Theologically speaking, Mary is not God. But what I found in researching Generous Lives, and again in conversations for this book—those with Orthodox and Catholic Christians especially—is that in prayer she functions as God. “Our Lady of Guadalupe has been important in prayer as an image of a God who cares and is faithful,” Nancy told me.

During her years of work in Seattle, Nancy also earned her first graduate degree in theology. “I was the only Latina in the [degree] program, out of 170 students, and the only person of color as well,” she remembered. “I would often go home at night and weep. And I always had her image in front of me. I remember keeping one credit card so I could leave town on a moment’s notice; I thought of resigning from the program. I would think, ‘This is not the place for me; the religion they express here is not my experience of Catholicism.’ Guadalupe enabled me to hang in there. I also did a lot of scholarly work on her: the history of her apparition, its context, its results.”

Our Lady of Guadalupe is for Nancy “an image of deep consolation. It’s akin to my experience of my grandmother and my mother, whose love was as close to unconditional as one could come: an experience of being loved and cared for, simply because of who you are—because you are.” Guadalupe is also “definitely a Gospel text. There are five Gospels in my life. Her story is a story of death and resurrection—of a people, of one person—on multiple levels. I relate to her, naturally, as a woman of blood both Spanish and Indian, and a woman shaped by the border in multiple ways.” She quoted to me Virgil Elizondo’s words about la Virgen, who moved the people of Mexico “from a death wish into a life wish.”

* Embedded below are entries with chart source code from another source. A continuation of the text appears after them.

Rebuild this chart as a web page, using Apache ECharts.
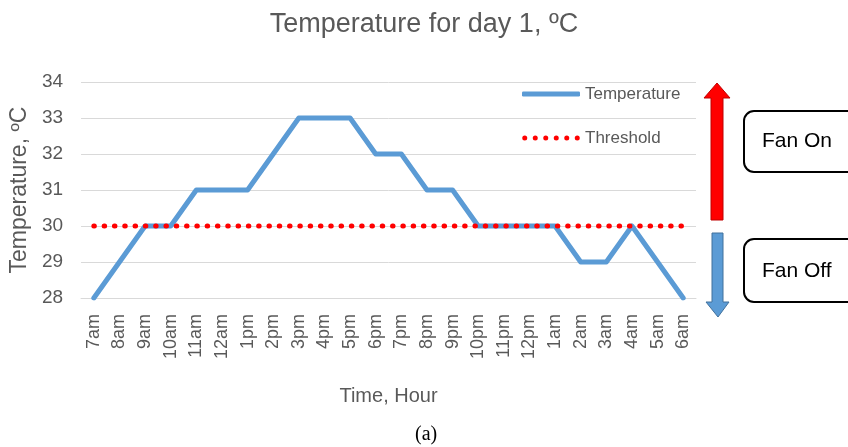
<!DOCTYPE html>
<html>
<head>
<meta charset="utf-8">
<script src="https://cdn.jsdelivr.net/npm/echarts@6/dist/echarts.min.js"></script>
<style>
  html, body { margin: 0; padding: 0; background: #fff; }
  #chart { width: 848px; height: 447px; }
</style>
</head>
<body>
<div id="chart"></div>
<script>
const hours = ['7am', '8am', '9am', '10am', '11am', '12am', '1pm', '2pm', '3pm', '4pm', '5pm', '6pm',
  '7pm', '8pm', '9pm', '10pm', '11pm', '12pm', '1am', '2am', '3am', '4am', '5am', '6am']
const temperature = [28, 29, 30, 30, 31, 31, 31, 32, 33, 33, 33, 32, 32, 31, 31, 30, 30, 30, 30, 29, 29, 30, 29, 28]
const threshold = [30, 30, 30, 30, 30, 30, 30, 30, 30, 30, 30, 30, 30, 30, 30, 30, 30, 30, 30, 30, 30, 30, 30, 30]
const yTicks = [28, 29, 30, 31, 32, 33, 34]

const font = 'Liberation Sans'
const grey = '#595959'

// six round dots for the threshold legend icon
let dotsPath = 'path://'
for (let i = 0; i < 6; i++) {
  const x = i * 10.5
  dotsPath += 'M' + x + ' 2.5a2.5 2.5 0 1 0 5 0a2.5 2.5 0 1 0 -5 0Z'
}

const chart = echarts.init(document.getElementById('chart'))
chart.setOption({
  animation: false,
  title: [
    {
      text: 'Temperature for day 1, ºC',
      left: 'center',
      top: 6,
      textStyle: { fontFamily: font, fontSize: 27, fontWeight: 'normal', color: grey }
    },
    {
      text: '(a)',
      left: 410,
      top: 420,
      textStyle: { fontFamily: 'Liberation Serif', fontSize: 20, fontWeight: 'normal', color: '#000' }
    }
  ],
  legend: {
    orient: 'vertical',
    left: 517,
    top: 80,
    itemWidth: 58,
    itemHeight: 5,
    itemGap: 26,
    textStyle: { fontFamily: font, fontSize: 17, lineHeight: 18, color: grey },
    data: [
      { name: 'Temperature', icon: 'roundRect' },
      { name: 'Threshold', icon: dotsPath }
    ]
  },
  grid: { left: 78, right: 152, top: 82, bottom: 149 },
  xAxis: {
    type: 'category',
    data: hours,
    boundaryGap: true,
    name: 'Time, Hour',
    nameLocation: 'middle',
    nameGap: 88,
    nameTextStyle: { fontFamily: font, fontSize: 20, color: grey },
    axisLine: { lineStyle: { color: '#D9D9D9', width: 1 } },
    axisTick: { show: false },
    axisLabel: { rotate: 90, margin: 16, interval: 0, fontFamily: font, fontSize: 18, color: grey }
  },
  yAxis: {
    type: 'value',
    min: yTicks[0],
    max: yTicks[yTicks.length - 1],
    interval: 1,
    name: 'Temperature, ºC',
    nameLocation: 'middle',
    nameGap: 43,
    nameTextStyle: { fontFamily: font, fontSize: 23, color: grey },
    axisLine: { show: false },
    axisTick: { show: false },
    splitLine: { lineStyle: { color: '#D9D9D9', width: 1 } },
    axisLabel: { margin: 18, fontFamily: font, fontSize: 19, color: grey }
  },
  series: [
    {
      name: 'Temperature',
      type: 'line',
      data: temperature,
      symbol: 'none',
      z: 2,
      lineStyle: { color: '#5B9BD5', width: 5, cap: 'round', join: 'round' },
      itemStyle: { color: '#5B9BD5' }
    },
    {
      name: 'Threshold',
      type: 'line',
      data: threshold,
      symbol: 'none',
      z: 3,
      lineStyle: { color: '#FF0000', width: 5, type: [0.5, 9.8], cap: 'round' },
      itemStyle: { color: '#FF0000' }
    }
  ],
  graphic: [
    {
      type: 'polygon',
      shape: { points: [[717, 83], [730, 98], [723, 98], [723, 220], [711, 220], [711, 98], [704, 98]] },
      style: { fill: '#FF0000', stroke: '#C00000', lineWidth: 1 }
    },
    {
      type: 'polygon',
      shape: { points: [[712, 233], [723, 233], [723, 302], [729, 302], [718, 317], [706, 302], [712, 302]] },
      style: { fill: '#5B9BD5', stroke: '#41719C', lineWidth: 1 }
    },
    {
      type: 'rect',
      shape: { x: 744, y: 111, width: 130, height: 61, r: 10 },
      style: { fill: '#fff', stroke: '#000', lineWidth: 2 }
    },
    {
      type: 'rect',
      shape: { x: 744, y: 239, width: 130, height: 63, r: 10 },
      style: { fill: '#fff', stroke: '#000', lineWidth: 2 }
    },
    {
      type: 'text',
      left: 762,
      top: 131,
      style: { text: 'Fan On', fontFamily: font, fontSize: 21, fill: '#000' }
    },
    {
      type: 'text',
      left: 762,
      top: 261,
      style: { text: 'Fan Off', fontFamily: font, fontSize: 21, fill: '#000' }
    }
  ]
})
</script>
</body>
</html>
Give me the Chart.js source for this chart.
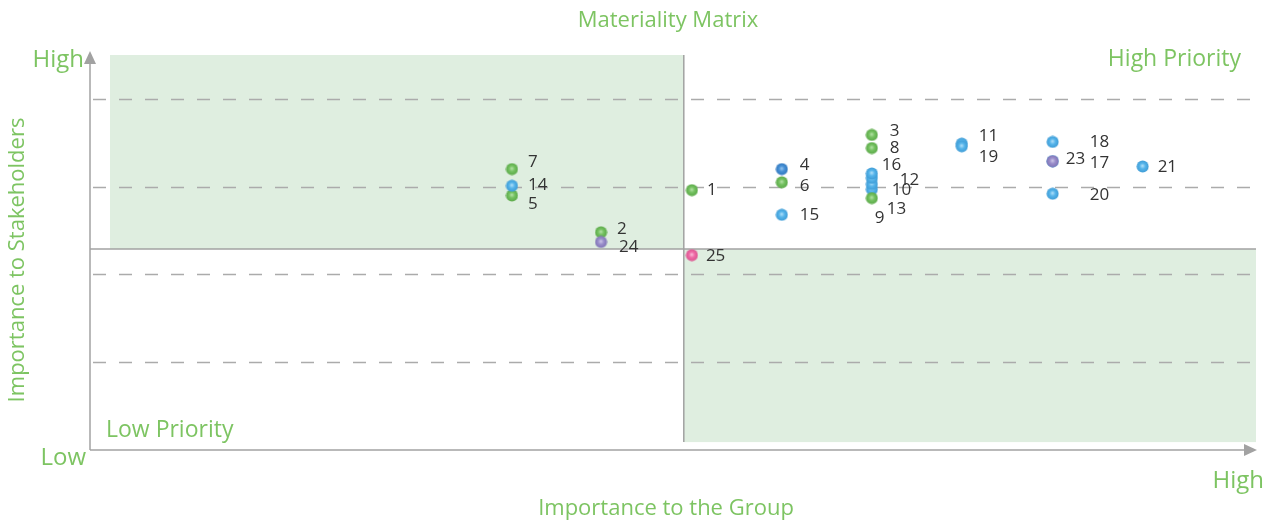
<!DOCTYPE html>
<html>
<head>
<meta charset="utf-8">
<title>Materiality Matrix</title>
<script src="https://cdn.jsdelivr.net/npm/chart.js@4/dist/chart.umd.min.js"></script>
<style>
  html, body { margin: 0; padding: 0; background: #fff; }
  #wrap { width: 1272px; height: 522px; position: relative; }
</style>
</head>
<body>
<div id="wrap"><canvas id="matrix"></canvas></div>
<script>
// ---------------------------------------------------------------
// Data: issue number, importance to the group (x), to stakeholders (y)
// ---------------------------------------------------------------
const issueIds  = [1, 2, 3, 4, 5, 6, 7, 8, 9, 10, 11, 12, 13, 14, 15, 16, 17, 18, 19, 20, 21, 23, 24, 25];
const groupImp  = [6.69, 5.68, 8.69, 7.69, 4.69, 7.69, 4.69, 8.69, 8.69, 8.69, 9.69, 8.69, 8.69, 4.69, 7.69, 8.69, 10.7, 10.7, 9.69, 10.7, 11.7, 10.7, 5.68, 6.69];
const stakeImp  = [2.96, 2.48, 3.59, 3.20, 2.90, 3.05, 3.20, 3.44, 2.97, 3.03, 3.49, 3.10, 2.87, 3.01, 2.68, 3.15, 3.29, 3.51, 3.46, 2.92, 3.23, 3.29, 2.37, 2.22];
const issueCat  = ['g', 'g', 'g', 'd', 'g', 'g', 'g', 'g', 'b', 'b', 'b', 'b', 'g', 'b', 'b', 'b', 'b', 'b', 'b', 'b', 'b', 'p', 'p', 'r'];

// axis range and quadrant split
const xMax = 12.96, yMax = 4.5;
const splitX = 6.6, splitY = 2.29;
const gridLines = [1, 2, 3, 4];

// label nudges (px) so overlapping numbers stay readable
const labelNudge = {
  1: [15, 0], 2: [16, -3], 3: [18, -4], 4: [18, -4], 5: [16, 9], 6: [18, 4], 7: [16, -7],
  8: [18, 0], 9: [3, 29], 10: [20, 6], 11: [17, -7], 12: [28, 2], 13: [15, 11], 14: [16, -1],
  15: [18, 0], 16: [10, -8], 17: [37, 2], 18: [37, 0], 19: [17, 11], 20: [37, 1], 21: [15, 1],
  23: [13, -2], 24: [18, 5], 25: [14, 1]
};

const GREEN_TXT = '#7dc462';
const FILL = '#dfeee0';
const LINE = '#a2a2a2';
const FONT = '"Open Sans", "Noto Sans", sans-serif';

// [highlight, body, rim]
const ballColors = {
  g: ['#b8e3aa', '#74c160', '#5aa848'],
  b: ['#b5e2fa', '#55b4ea', '#3d9ad4'],
  d: ['#9cc8ef', '#4690d6', '#3278bd'],
  p: ['#d0c9ea', '#9a8ecb', '#7f72b4'],
  r: ['#fbc1dc', '#ef6aa6', '#d9548f']
};

function ball(cols) {
  const c = document.createElement('canvas');
  c.width = 13; c.height = 13;
  const g = c.getContext('2d');
  const grd = g.createRadialGradient(6.3, 5.8, 0, 6.5, 6.5, 6.3);
  grd.addColorStop(0, cols[0]);
  grd.addColorStop(0.45, cols[1]);
  grd.addColorStop(1, cols[2]);
  g.fillStyle = grd;
  g.beginPath();
  g.arc(6.5, 6.5, 6, 0, Math.PI * 2);
  g.fill();
  return c;
}
const balls = {};
Object.keys(ballColors).forEach(k => { balls[k] = ball(ballColors[k]); });

const matrixDecor = {
  id: 'matrixDecor',
  beforeDatasetsDraw(chart) {
    const { ctx, chartArea: a, scales: { x, y } } = chart;
    const sx = x.getPixelForValue(splitX), sy = y.getPixelForValue(splitY);
    ctx.save();
    // shaded quadrants
    ctx.fillStyle = FILL;
    ctx.fillRect(a.left + 20, a.top, sx - a.left - 20, sy - a.top);
    ctx.fillRect(sx, sy, a.right - sx, y.getPixelForValue(0.09) - sy);

    // dashed guides
    ctx.strokeStyle = '#ababab';
    ctx.lineWidth = 1.5;
    ctx.setLineDash([13, 13]);
    gridLines.forEach(v => {
      const py = Math.round(y.getPixelForValue(v)) + 0.5;
      ctx.beginPath();
      ctx.moveTo(a.left + 3, py);
      ctx.lineTo(a.right - 4, py);
      ctx.stroke();
    });
    ctx.setLineDash([]);

    // quadrant split lines
    ctx.strokeStyle = LINE;
    ctx.lineWidth = 1.5;
    ctx.beginPath();
    ctx.moveTo(sx, a.top);
    ctx.lineTo(sx, y.getPixelForValue(0.09));
    ctx.moveTo(a.left, sy);
    ctx.lineTo(a.right, sy);
    ctx.stroke();

    // axes with arrows
    ctx.beginPath();
    ctx.moveTo(a.left, a.bottom);
    ctx.lineTo(a.left, a.top + 6);
    ctx.moveTo(a.left, a.bottom);
    ctx.lineTo(a.right - 8, a.bottom);
    ctx.stroke();
    ctx.fillStyle = LINE;
    ctx.beginPath();
    ctx.moveTo(a.left, a.top - 4);
    ctx.lineTo(a.left - 6, a.top + 9);
    ctx.lineTo(a.left + 6, a.top + 9);
    ctx.closePath();
    ctx.fill();
    ctx.beginPath();
    ctx.moveTo(a.right + 1, a.bottom);
    ctx.lineTo(a.right - 12, a.bottom - 6);
    ctx.lineTo(a.right - 12, a.bottom + 6);
    ctx.closePath();
    ctx.fill();
    ctx.restore();
  },
  afterDatasetsDraw(chart) {
    const { ctx } = chart;
    const meta = chart.getDatasetMeta(0);
    ctx.save();
    ctx.fillStyle = '#333';
    ctx.font = '17px ' + FONT;
    ctx.textBaseline = 'middle';
    meta.data.forEach((pt, i) => {
      const id = issueIds[i];
      const n = labelNudge[id] || [14, 0];
      ctx.fillText(String(id), pt.x + n[0], pt.y + n[1]);
    });
    ctx.restore();
  },
  afterDraw(chart) {
    const { ctx } = chart;
    ctx.save();
    ctx.fillStyle = GREEN_TXT;
    ctx.textBaseline = 'middle';
    ctx.font = '22px ' + FONT;
    ctx.textAlign = 'center';
    ctx.fillText('Materiality Matrix', 668, 21);
    ctx.fillText('Importance to the Group', 666, 509);
    ctx.save();
    ctx.translate(18, 260);
    ctx.rotate(-Math.PI / 2);
    ctx.fillText('Importance to Stakeholders', 0, 0);
    ctx.restore();

    ctx.font = '23px ' + FONT;
    ctx.textAlign = 'right';
    ctx.fillText('High Priority', 1241, 59);
    ctx.textAlign = 'left';
    ctx.fillText('Low Priority', 106, 430);

    ctx.font = '24px ' + FONT;
    ctx.textAlign = 'right';
    ctx.fillText('High', 84, 60);
    ctx.fillText('Low', 86, 458);
    ctx.fillText('High', 1264, 481);
    ctx.restore();
  }
};

new Chart(document.getElementById('matrix'), {
  type: 'scatter',
  data: {
    datasets: [{
      data: issueIds.map((id, i) => ({ x: groupImp[i], y: stakeImp[i] })),
      pointStyle: issueCat.map(c => balls[c]),
      pointRadius: 6,
      pointHoverRadius: 6
    }]
  },
  options: {
    responsive: true,
    maintainAspectRatio: false,
    animation: false,
    layout: { padding: { left: 90, right: 16, top: 55, bottom: 72 } },
    plugins: { legend: { display: false }, tooltip: { enabled: false } },
    scales: {
      x: { type: 'linear', min: 0, max: xMax, display: false },
      y: { type: 'linear', min: 0, max: yMax, display: false }
    }
  },
  plugins: [matrixDecor]
});
</script>
</body>
</html>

The theologian Margaret R. Miles, in Image as Insight, advocates “training in image use,” a cultural and spiritual discipline vital to this age of advertising and television. It consists of three sometimes simultaneous steps: (1) becoming aware of the messages one receives from the images with which one lives, (2) beginning to ask questions about media images, and (3) selecting or developing a repertoire of images for oneself. These images, Miles writes, “help one to visualize—to envision—personal and social transformation and thus to focus the energy of attention and affection with more clarity.”

Fred was raised in the Church of the Foursquare Gospel of Aimee Semple McPherson fame, which he describes as one form of “white middle-class pentecostalism. I got to know a lot of really good people and a few real saints.” He drifted away from Christianity, “read Nietzsche in high school and loved it, and got saved around age sixteen when a youth revival swept the local United Methodist church in western Kentucky.” Now an evangelical Christian and theological scholar, Fred majored in art in college, where his spiritual formation included both charismatic and evangelical experiences, many of them communal, all intensely personal; he continues to study art and to draw. “During the last two years,” he told me when I interviewed him in the second year of his doctoral program, “I’ve made a very conscious effort to train myself in the visual tradition of the church. I’m stocking my head with the symbols that Christian artists have used to portray the mystery visually. This is unconnected with the act of prayer itself, but is part of the all-day charging process”—Fred speaks often of “charging the eyes” with images—”and a big part of my spiritual formation in general.”

I am definitely way too Protestant,” Fred later wrote me, ” to bring images into an official time of private prayer. That arena has to stay stripped down or I the heebie-jeebies and my idolatry alarms go off. I could never bring images directly in that moment. Not physical images at least. Mental images are a whole different story, however. Mental images are absolutely unavoidable, especially at that moment when you are consciously trying to quiet yourself for prayer. It’s no good saying, ‘Images begone, I’m trying to pray,’ because my need for images abhors a vacuum. So the only solution is to intentionally choose images that are not distracting, but will in fact spur devotion if they put in an appearance during prayer.

“As a Protestant hooked on images, I’ve developed a defensive use of images in prayer,” Fred continued. “This is probably part of what I meant by ‘keeping my eyes charged.’ If I’ve got ‘Christ in glory’ images taped all over the walls, and have been staring inquisitively at all the odd little devices that artists have used to depict ‘glory,’ then smokin’ Joe Camel isn’t going to be invading my sanctuary, because there’s no room for him. Drive out the unwanted images with desired images.”

He clarified immediately: “Do I need to say that ‘unwanted images’ are not necessarily images of bad or tempting things (‘mmm, fudge brownies…’)? I don’t want to give the impression that my prayer life is a constant struggle to suppress sexual imagery, because that’s not what I’m talking about. I’m just talking about general visual clutter calling ignorantly for mental attention, causing you to lose your focus. Attentiveness is what I’m after.

“My current practice of glutting my imagination on the church’s visual tradition(s) is a good combination of being Mr. actively-in-charge-of-my-spirituality—I choose the images—and passively allowing the images to do their work on me: once I’ve chosen them, I really do open myself up to them and allow them to ‘inform’ me, and who’s to say that they aren’t the ones choosing me, anyway, since it’s hard to account for what rivets your attention on one picture but not another?” He mused, “It occurs to me that psychoanalysis was originally called ‘the talking cure.’ Maybe part of what I’m working on is ‘the looking cure.'” He added: “the affective power of images is one of their main draws for me. I’m pretty intellect-heavy, and my emotional range is probably somewhat stunted. Images help me expand that emotional range; they help me to feel as well as just to think. I use them to soften my heart.”

“When I got saved,” Fred remembered, “the most important development besides a hunger for the word of God taking hold of me was that the natural world took on a vibrancy and magnificence that it had never had for me before. I was getting high just seeing clouds for a period of several years. Give me a steep hillside with a tree on it and it was guaranteed rapture. I just had to go to art school, because I was useless for anything else, incapacitated as I was by the sight of any big rock, or a cluster of leaves. When God opened the eyes of my heart, my optic nerves were not unaffected.”